Copy the listing below in full and skip every picture.
______
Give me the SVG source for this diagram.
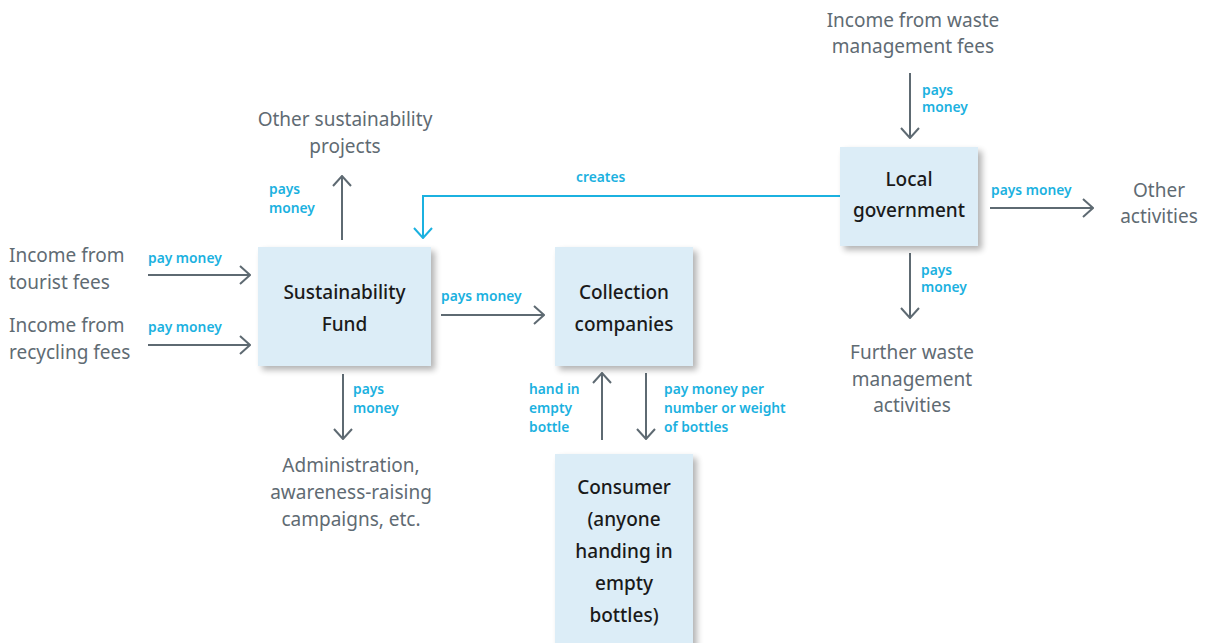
<svg xmlns="http://www.w3.org/2000/svg" width="1206" height="643" viewBox="0 0 1206 643">
<style>
.box{fill:#dcedf7;filter:url(#sh)}
.bt{font-family:"Noto Sans","Liberation Sans",sans-serif;font-size:19px;font-weight:500;fill:#1a1a1a;text-anchor:middle}
.gt{font-family:"Noto Sans","Liberation Sans",sans-serif;font-size:19px;fill:#5f6b73}
.lb{font-family:"Noto Sans","Liberation Sans",sans-serif;font-size:13.8px;font-weight:600;fill:#1bb1e0}
.ar{stroke:#5e6a72;stroke-width:2;fill:none;marker-end:url(#ah)}
.cy{stroke:#1bb1e0;stroke-width:2;fill:none;marker-end:url(#ahc)}
.m{text-anchor:middle}
</style>
<defs>
<filter id="sh" x="-10%" y="-10%" width="130%" height="130%">
<feGaussianBlur in="SourceAlpha" stdDeviation="3"/>
<feOffset dx="4" dy="4" result="b"/>
<feComponentTransfer><feFuncA type="linear" slope="0.3"/></feComponentTransfer>
<feMerge><feMergeNode/><feMergeNode in="SourceGraphic"/></feMerge>
</filter>
<marker id="ah" viewBox="0 0 12 20" refX="11" refY="10" markerWidth="12" markerHeight="20" markerUnits="userSpaceOnUse" orient="auto">
<path d="M1,1 L11,10 L1,19" stroke="#5e6a72" stroke-width="2" fill="none"/>
</marker>
<marker id="ahc" viewBox="0 0 12 20" refX="11" refY="10" markerWidth="12" markerHeight="20" markerUnits="userSpaceOnUse" orient="auto">
<path d="M1,1 L11,10 L1,19" stroke="#1bb1e0" stroke-width="2" fill="none"/>
</marker>
</defs>

<g id="connectors">
<line class="ar" x1="148" y1="275" x2="250" y2="275"/>
<line class="ar" x1="148" y1="345" x2="250" y2="345"/>
<line class="ar" x1="342" y1="240" x2="342" y2="176"/>
<line class="ar" x1="343" y1="374" x2="343" y2="439"/>
<line class="ar" x1="441" y1="315" x2="544" y2="315"/>
<line class="ar" x1="602" y1="440" x2="602" y2="373"/>
<line class="ar" x1="646" y1="373" x2="646" y2="439"/>
<polyline class="cy" points="840,196 423,196 423,238"/>
<line class="ar" x1="910" y1="73" x2="910" y2="138"/>
<line class="ar" x1="990" y1="208" x2="1093" y2="208"/>
<line class="ar" x1="910" y1="253" x2="910" y2="318"/>
<text class="lb" x="148" y="263">pay money</text>
<text class="lb" x="148" y="332">pay money</text>
<text class="lb" x="269" y="194">pays</text>
<text class="lb" x="269" y="213">money</text>
<text class="lb" x="353" y="394">pays</text>
<text class="lb" x="353" y="413">money</text>
<text class="lb" x="441" y="301">pays money</text>
<text class="lb" x="529" y="394">hand in</text>
<text class="lb" x="529" y="413">empty</text>
<text class="lb" x="529" y="432">bottle</text>
<text class="lb" x="664" y="394">pay money per</text>
<text class="lb" x="664" y="413">number or weight</text>
<text class="lb" x="664" y="432">of bottles</text>
<text class="lb" x="576" y="182">creates</text>
<text class="lb" x="922" y="95">pays</text>
<text class="lb" x="922" y="112">money</text>
<text class="lb" x="991" y="195">pays money</text>
<text class="lb" x="921" y="275">pays</text>
<text class="lb" x="921" y="292">money</text>
</g>

<g id="income-tourist"><text class="gt" x="9" y="262">Income from</text><text class="gt" x="9" y="289">tourist fees</text></g>
<g id="income-recycling"><text class="gt" x="9" y="332">Income from</text><text class="gt" x="9" y="359">recycling fees</text></g>
<g id="other-sustainability"><text class="gt m" x="345" y="126">Other sustainability</text><text class="gt m" x="345" y="153">projects</text></g>
<g id="administration"><text class="gt m" x="351" y="472">Administration,</text><text class="gt m" x="351" y="499">awareness-raising</text><text class="gt m" x="351" y="526">campaigns, etc.</text></g>
<g id="income-waste"><text class="gt m" x="913" y="27">Income from waste</text><text class="gt m" x="913" y="53">management fees</text></g>
<g id="other-activities"><text class="gt m" x="1159" y="197">Other</text><text class="gt m" x="1159" y="223">activities</text></g>
<g id="further-waste"><text class="gt m" x="912" y="359">Further waste</text><text class="gt m" x="912" y="386">management</text><text class="gt m" x="912" y="412">activities</text></g>

<g id="sustainability-fund"><rect class="box" x="258" y="247" width="173" height="119"/><text class="bt" x="344.5" y="299">Sustainability</text><text class="bt" x="344.5" y="331">Fund</text></g>
<g id="collection-companies"><rect class="box" x="555" y="247" width="138" height="119"/><text class="bt" x="624" y="299">Collection</text><text class="bt" x="624" y="331">companies</text></g>
<g id="consumer"><rect class="box" x="555" y="454" width="138" height="200"/><text class="bt" x="624" y="494">Consumer</text><text class="bt" x="624" y="526">(anyone</text><text class="bt" x="624" y="558">handing in</text><text class="bt" x="624" y="590">empty</text><text class="bt" x="624" y="622">bottles)</text></g>
<g id="local-government"><rect class="box" x="840" y="147" width="138" height="99"/><text class="bt" x="909" y="186">Local</text><text class="bt" x="909" y="217">government</text></g>
</svg>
______
→ Result:
Give me the SVG source for this diagram.
<svg xmlns="http://www.w3.org/2000/svg" width="1206" height="643" viewBox="0 0 1206 643">
<style>
.box{fill:#dcedf7;filter:url(#sh)}
.bt{font-family:"Noto Sans","Liberation Sans",sans-serif;font-size:19px;font-weight:500;fill:#1a1a1a;text-anchor:middle}
.gt{font-family:"Noto Sans","Liberation Sans",sans-serif;font-size:19px;fill:#5f6b73}
.lb{font-family:"Noto Sans","Liberation Sans",sans-serif;font-size:13.8px;font-weight:600;fill:#1bb1e0}
.ar{stroke:#5e6a72;stroke-width:2;fill:none;marker-end:url(#ah)}
.cy{stroke:#1bb1e0;stroke-width:2;fill:none;marker-end:url(#ahc)}
.m{text-anchor:middle}
</style>
<defs>
<filter id="sh" x="-10%" y="-10%" width="130%" height="130%">
<feGaussianBlur in="SourceAlpha" stdDeviation="3"/>
<feOffset dx="4" dy="4" result="b"/>
<feComponentTransfer><feFuncA type="linear" slope="0.3"/></feComponentTransfer>
<feMerge><feMergeNode/><feMergeNode in="SourceGraphic"/></feMerge>
</filter>
<marker id="ah" viewBox="0 0 12 20" refX="11" refY="10" markerWidth="12" markerHeight="20" markerUnits="userSpaceOnUse" orient="auto">
<path d="M1,1 L11,10 L1,19" stroke="#5e6a72" stroke-width="2" fill="none"/>
</marker>
<marker id="ahc" viewBox="0 0 12 20" refX="11" refY="10" markerWidth="12" markerHeight="20" markerUnits="userSpaceOnUse" orient="auto">
<path d="M1,1 L11,10 L1,19" stroke="#1bb1e0" stroke-width="2" fill="none"/>
</marker>
</defs>

<g id="connectors">
<line class="ar" x1="148" y1="275" x2="250" y2="275"/>
<line class="ar" x1="148" y1="345" x2="250" y2="345"/>
<line class="ar" x1="342" y1="240" x2="342" y2="176"/>
<line class="ar" x1="343" y1="374" x2="343" y2="439"/>
<line class="ar" x1="441" y1="315" x2="544" y2="315"/>
<line class="ar" x1="602" y1="440" x2="602" y2="373"/>
<line class="ar" x1="646" y1="373" x2="646" y2="439"/>
<polyline class="cy" points="840,196 423,196 423,238"/>
<line class="ar" x1="910" y1="73" x2="910" y2="138"/>
<line class="ar" x1="990" y1="208" x2="1093" y2="208"/>
<line class="ar" x1="910" y1="253" x2="910" y2="318"/>
<text class="lb" x="148" y="263">pay money</text>
<text class="lb" x="148" y="332">pay money</text>
<text class="lb" x="269" y="194">pays</text>
<text class="lb" x="269" y="213">money</text>
<text class="lb" x="353" y="394">pays</text>
<text class="lb" x="353" y="413">money</text>
<text class="lb" x="441" y="301">pays money</text>
<text class="lb" x="529" y="394">hand in</text>
<text class="lb" x="529" y="413">empty</text>
<text class="lb" x="529" y="432">bottle</text>
<text class="lb" x="664" y="394">pay money per</text>
<text class="lb" x="664" y="413">number or weight</text>
<text class="lb" x="664" y="432">of bottles</text>
<text class="lb" x="576" y="182">creates</text>
<text class="lb" x="922" y="95">pays</text>
<text class="lb" x="922" y="112">money</text>
<text class="lb" x="991" y="195">pays money</text>
<text class="lb" x="921" y="275">pays</text>
<text class="lb" x="921" y="292">money</text>
</g>

<g id="income-tourist"><text class="gt" x="9" y="262">Income from</text><text class="gt" x="9" y="289">tourist fees</text></g>
<g id="income-recycling"><text class="gt" x="9" y="332">Income from</text><text class="gt" x="9" y="359">recycling fees</text></g>
<g id="other-sustainability"><text class="gt m" x="345" y="126">Other sustainability</text><text class="gt m" x="345" y="153">projects</text></g>
<g id="administration"><text class="gt m" x="351" y="472">Administration,</text><text class="gt m" x="351" y="499">awareness-raising</text><text class="gt m" x="351" y="526">campaigns, etc.</text></g>
<g id="income-waste"><text class="gt m" x="913" y="27">Income from waste</text><text class="gt m" x="913" y="53">management fees</text></g>
<g id="other-activities"><text class="gt m" x="1159" y="197">Other</text><text class="gt m" x="1159" y="223">activities</text></g>
<g id="further-waste"><text class="gt m" x="912" y="359">Further waste</text><text class="gt m" x="912" y="386">management</text><text class="gt m" x="912" y="412">activities</text></g>

<g id="sustainability-fund"><rect class="box" x="258" y="247" width="173" height="119"/><text class="bt" x="344.5" y="299">Sustainability</text><text class="bt" x="344.5" y="331">Fund</text></g>
<g id="collection-companies"><rect class="box" x="555" y="247" width="138" height="119"/><text class="bt" x="624" y="299">Collection</text><text class="bt" x="624" y="331">companies</text></g>
<g id="consumer"><rect class="box" x="555" y="454" width="138" height="200"/><text class="bt" x="624" y="494">Consumer</text><text class="bt" x="624" y="526">(anyone</text><text class="bt" x="624" y="558">handing in</text><text class="bt" x="624" y="590">empty</text><text class="bt" x="624" y="622">bottles)</text></g>
<g id="local-government"><rect class="box" x="840" y="147" width="138" height="99"/><text class="bt" x="909" y="186">Local</text><text class="bt" x="909" y="217">government</text></g>
</svg>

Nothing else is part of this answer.